Fintech

Bisnis Ribuan Triliun Rentenir Zaman Now

Hidayat Setiaji, CNBC Indonesia
05 March 2018 16:44
Transparency Market Research, pada 2024 volume bisnis P2P lending US$897,85 miliar (Rp 12.300 triliun). Pertumbuhan rerata tahunan (CAGR) bisnis ini 48,2%.
Foto: Detik.com
Jakarta, CNBC Indonesia - Perkembangan layanan keuangan berbasis teknologi digital atau financial technology (fintech) begitu pesat di era telepon seluler pintar. Kini sudah muncul layanan pinjam-meminjam uang melalui fintech.
 
Salah satu bentuk layanan ini, peer to peer (P2P) lending. Di sini, pihak yang membutuhkan dana (borrower) akan dipertemukan oleh yang siap memberikan pinjaman (kreditur). Mereka dipertemukan melalui situs atau aplikasi tanpa harus saling kenal atau bertemu.
 
P2P lending menjalankan fungsi intermediasi, tetapi bukan berbentuk seperti perbankan. Mereka terkadang tidak menjadi subjek pengawasan regulator, dan data-data mengenai perputaran uang di bisnis ini menjadi sulit terlacak. Apalagi penyedia jasa P2P lending tidak termasuk yang memiliki akses likuiditas ke bank sentral, sehingga sulit untuk mengumpulkan data industri ini.
 
Namun berbagai upaya telah dilakukan untuk memetakan potensi ekonomi P2P lending. Transparency Market Research pernah membuat kajian mengenai bisnis yang dikenal sebagai rentenir zaman now tersebut.

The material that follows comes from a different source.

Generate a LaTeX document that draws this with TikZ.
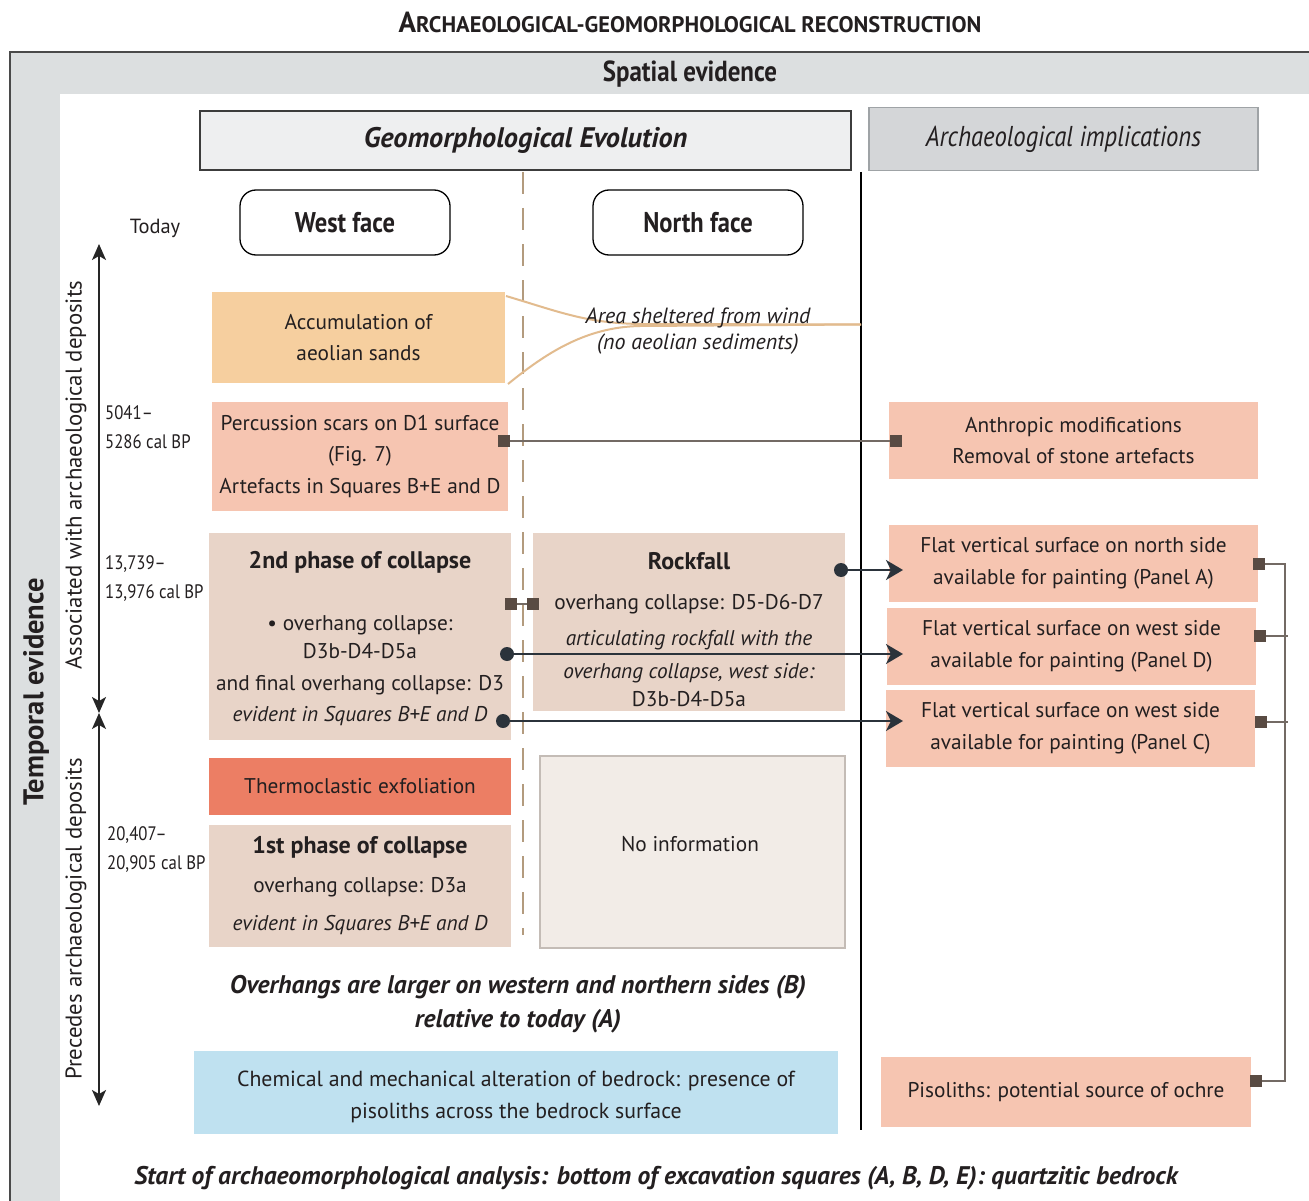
\documentclass[tikz,border=0pt]{standalone}
\usepackage{fontspec}
\setmainfont{PT Sans}
\newfontfamily\condfont[FakeStretch=0.86]{PT Sans}
\usetikzlibrary{arrows.meta}
\definecolor{framegray}{HTML}{DCDFE0}
\definecolor{frameline}{HTML}{4A4A4A}
\definecolor{geofill}{HTML}{EEEFF0}
\definecolor{geoborder}{HTML}{3C3C3C}
\definecolor{archfill}{HTML}{D4D6D8}
\definecolor{archborder}{HTML}{9FA3A6}
\definecolor{sandfill}{HTML}{F6CF9F}
\definecolor{salmon}{HTML}{F6C5B1}
\definecolor{beige}{HTML}{E8D4C8}
\definecolor{coral}{HTML}{EC7E64}
\definecolor{nofill}{HTML}{F2ECE7}
\definecolor{noborder}{HTML}{C4BCB6}
\definecolor{bluefill}{HTML}{BFE1F0}
\definecolor{tanline}{HTML}{E2BB8E}
\definecolor{dashtan}{HTML}{B39B7E}
\definecolor{sqcol}{HTML}{594B43}
\definecolor{conncol}{HTML}{736A64}
\definecolor{arrcol}{HTML}{2B333B}
\definecolor{txt}{HTML}{231F20}
\newcommand{\boxtitle}[1]{{\bfseries\fontsize{24}{31}\selectfont #1}}
\tikzset{
  body/.style={font=\fontsize{21.3}{31.5}\selectfont, text=txt, align=center},
  box/.style={body, inner sep=0pt},
  facebox/.style={draw=black, line width=1.3pt, rounded corners=16pt, fill=white,
     minimum width=210pt, minimum height=65pt, font=\condfont\bfseries\fontsize{28.5}{30}\selectfont, text=txt},
  sq/.style={fill=sqcol, minimum size=12pt, inner sep=0pt},
  conn/.style={draw=conncol, line width=2pt},
  dotn/.style={circle, fill=arrcol, minimum size=14pt, inner sep=0pt},
  arr/.style={draw=arrcol, line width=2pt, -{Stealth[length=17pt,width=20pt,inset=5pt]}},
  tarr/.style={draw=black!85, line width=1.6pt, {Stealth[length=16pt,width=14pt,inset=4pt]}-{Stealth[length=16pt,width=14pt,inset=4pt]}},
  datel/.style={font=\condfont\fontsize{19.5}{29}\selectfont, text=txt, align=left, anchor=north west, inner sep=0pt},
  sidel/.style={font=\fontsize{22.8}{28}\selectfont, text=txt, rotate=90},
  bigital/.style={font=\bfseries\itshape\fontsize{25.5}{34}\selectfont, text=txt, align=center},
}
\begin{document}
\begin{tikzpicture}[x=1pt,y=-1pt]
\useasboundingbox (0,0) rectangle (1309,1201);
% frame
\fill[framegray] (10,52) rectangle (1309,1201);
\fill[white] (60,94) rectangle (1309,1201);
\draw[frameline, line width=2pt] (10,1201) -- (10,52) -- (1309,52);
% title
\node[font=\bfseries, text=txt] (title) at (690,22) {{\fontsize{29}{30}\selectfont A}{\fontsize{22.5}{30}\selectfont RCHAEOLOGICAL-GEOMORPHOLOGICAL RECONSTRUCTION}};
\node[font=\condfont\bfseries\fontsize{29}{30}\selectfont, text=txt] (spatial) at (690,74) {Spatial evidence};
\node[font=\bfseries\fontsize{28.5}{30}\selectfont, text=txt, rotate=90] (temporal) at (36,692) {Temporal evidence};
% headers
\node[box, draw=geoborder, line width=1.5pt, fill=geofill, minimum width=651pt, minimum height=59pt,
      font=\bfseries\itshape\fontsize{28.3}{30}\selectfont] (geo) at (525.5,140.5) {Geomorphological Evolution};
\node[box, draw=archborder, line width=1.5pt, fill=archfill, minimum width=389pt, minimum height=63pt,
      font=\condfont\itshape\fontsize{28.7}{30}\selectfont] (arch) at (1063.5,139) {Archaeological implications};
% divider lines
\coordinate (dtop) at (523,172);
\coordinate (dbot) at (523,935);
\draw[dashtan, line width=1.6pt, dash pattern=on 22pt off 14pt] (dtop) -- (dbot);
\coordinate (stop) at (861,172);
\coordinate (sbot) at (861,1130);
\draw[black, line width=2pt] (stop) -- (sbot);
% faces
\node[body, font=\fontsize{20.5}{30}\selectfont] (today) at (155,228) {Today};
\node[facebox] (west) at (345,222.5) {West face};
\node[facebox] (north) at (698,222.5) {North face};
% time axis
\coordinate (ta1) at (99,244);
\coordinate (ta2) at (99,713);
\coordinate (ta3) at (99,1106);
\draw[tarr] (ta1) -- (ta2);
\draw[tarr] (ta2) -- (ta3);
\node[sidel] (assoc) at (76,475) {Associated with archaeological deposits};
\node[sidel] (prec) at (76,919) {Precedes archaeological deposits};
\node[datel] (d1) at (105,405) {5041–\\5286 cal BP};
\node[datel] (d2) at (105,555) {13,739–\\13,976 cal BP};
\node[datel] (d3) at (107,826) {20,407–\\20,905 cal BP};
% boxes west
\node[box, fill=sandfill, minimum width=293pt, minimum height=91pt] (accum) at (358.5,337.5) {Accumulation of\\aeolian sands};
\node[box, fill=salmon, minimum width=296pt, minimum height=109pt] (perc) at (360,456.5) {Percussion scars on D1 surface\\(Fig. 7)\\Artefacts in Squares B+E and D};
\node[box, fill=beige, minimum width=302pt, minimum height=207pt] (phase2) at (360,636.5) {};
\node[body, anchor=north] (phase2txt) at (360,548) {\boxtitle{2nd phase of collapse}\\[30pt]• overhang collapse:\\[-3pt]D3b-D4-D5a\\and final overhang collapse: D3\\\textit{evident in Squares B+E and D}};
\node[box, fill=beige, minimum width=312pt, minimum height=178pt] (rock) at (689,622) {};
\node[body, anchor=north] (rocktxt) at (689,549) {\boxtitle{Rockfall}\\[8pt]overhang collapse: D5-D6-D7\\[5pt]\textit{articulating rockfall with the}\\[1pt]\textit{overhang collapse, west side:}\\[-3pt]D3b-D4-D5a};
\node[box, fill=coral, minimum width=302pt, minimum height=57pt] (thermo) at (360,786.5) {Thermoclastic exfoliation};
\node[box, fill=beige, minimum width=302pt, minimum height=122pt] (phase1) at (360,886) {\boxtitle{1st phase of collapse}\\[7pt]overhang collapse: D3a\\[7pt]\textit{evident in Squares B+E and D}};
\node[box, fill=nofill, draw=noborder, line width=2pt, minimum width=305pt, minimum height=192pt] (noinfo) at (692.5,852) {};
\node[body] (noinfotxt) at (690,844) {No information};
% sheltered area
\coordinate (c1) at (506,296);
\coordinate (c2) at (508,384);
\coordinate (cm1) at (640,324);
\coordinate (cm2) at (640,326);
\coordinate (cend) at (861,324.5);
\draw[tanline, line width=2pt] (c1) .. controls (560,312) and (585,323) .. (cm1) -- (cend);
\draw[tanline, line width=2pt] (c2) .. controls (545,354) and (585,327) .. (cm2) -- (cend);
\node[body, font=\itshape\fontsize{22}{26}\selectfont] (shelt) at (698,331) {Area sheltered from wind\\(no aeolian sediments)};
% right boxes
\node[box, fill=salmon, minimum width=369pt, minimum height=77pt] (anth) at (1073.5,440.5) {Anthropic modifications\\Removal of stone artefacts};
\node[box, fill=salmon, minimum width=369pt, minimum height=77pt] (fn) at (1073.5,563.5) {Flat vertical surface on north side\\available for painting (Panel A)};
\node[box, fill=salmon, minimum width=369pt, minimum height=77pt] (fwd) at (1071.5,646.5) {Flat vertical surface on west side\\available for painting (Panel D)};
\node[box, fill=salmon, minimum width=369pt, minimum height=77pt] (fwc) at (1070.5,728.5) {Flat vertical surface on west side\\available for painting (Panel C)};
\node[box, fill=salmon, minimum width=370pt, minimum height=70pt] (piso) at (1066,1092) {Pisoliths: potential source of ochre};
% bottom
\node[bigital] (overh) at (518,1004) {Overhangs are larger on western and northern sides (B)\\relative to today (A)};
\node[box, fill=bluefill, minimum width=644pt, minimum height=83pt] (blue) at (516,1092.5) {};
\node[body, font=\fontsize{21.8}{31.5}\selectfont] (bluetxt) at (516,1097) {Chemical and mechanical alteration of bedrock: presence of\\pisoliths across the bedrock surface};
\node[bigital] (start) at (656,1178) {Start of archaeomorphological analysis: bottom of excavation squares (A, B, D, E): quartzitic bedrock};
% square connectors
\node[sq] (s1) at (504,441) {};
\node[sq] (s2) at (896,441) {};
\draw[conn] (s1) -- (s2);
\node[sq] (s3) at (511,604) {};
\node[sq] (s4) at (533,604) {};
\draw[conn] (s3) -- (s4);
% arrows
\node[dotn] (dt1) at (841,570) {};
\node[dotn] (dt2) at (507,654) {};
\node[dotn] (dt3) at (503,721) {};
\coordinate (e1) at (903,570);
\coordinate (e2) at (903,654);
\coordinate (e3) at (903,721);
\draw[arr] (dt1.center) -- (e1);
\draw[arr] (dt2.center) -- (e2);
\draw[arr] (dt3.center) -- (e3);
% bracket right
\node[sq] (r1) at (1259,564) {};
\node[sq] (r2) at (1260,636) {};
\node[sq] (r3) at (1261,722) {};
\node[sq] (r4) at (1256,1081) {};
\coordinate (bb) at (1285,1081);
\coordinate (t2) at (1288,636);
\coordinate (t3) at (1288,722);
\draw[conn] (r1) -| (bb) -- (r4);
\draw[conn] (r2) -- (t2);
\draw[conn] (r3) -- (t3);
\end{tikzpicture}
\end{document}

Dalam riset Transparency Market Research, pada 2024 volume bisnis P2P lending bisa mencapai US$897,85 miliar (Rp 12.300 triliun). Pertumbuhan rerata tahunan (CAGR) bisnis ini mencapai 48,2%.

Risiko penggelapan dana

Sementara Morgan Stanley dalam laporannya pada 2015 memperkirakan bisnis marketplace lending bisa mencapai US$490 miliar (Rp 6.713 triliun) pada 2020 dari awalnya US$150 miliar (Rp 2.055 triliun). Amerika Serikat (AS) akan menjadi pasar P2P lending terbesar, dengan porsi 45% pada 2020. Lalu PwC memperkirakan pada 2025 pasar P2P lending di Negeri Paman Sam akan mencapai US$150 miliar (Rp 2.055 triliun).
 
China menjadi pasar P2P lending paling dinamis di dunia, dengan lebih dari 4.000 penyedia jasa. Pada Juni 2017, volume P2P lending di Negeri Tirai Bambu mencapai US$93,43 miliar (Rp 1.279 triliun).
 
Meski menjadi bisnis bernilai ribuan triliun rupiah, tetapi P2P lending menyimpan risiko yang maha dahsyat. Penggelapan dana menjadi risiko yang paling nyata yang mesti diwaspadai masyarakat. Komisi pengawas keuangan di China menyebutkan dari 4.127 penyedia jasa P2P lending, 1.778 di antaranya terindikasi terlibat skema ponzi.
 
Oleh karena itu, bisnis P2P lending membutuhkan pengawasan dari otoritas untuk melindungi kepentingan konsumen dan sistem keuangan secara keseluruhan. Ketika bisnis ini sudah teregulasi dengan baik dan memiliki transparansi yang dapat diandalkan, maka bukan tidak mungkin P2P lending merupakan jawaban terhadap alternatif penyediaan dana kepada masyarakat selain perbankan.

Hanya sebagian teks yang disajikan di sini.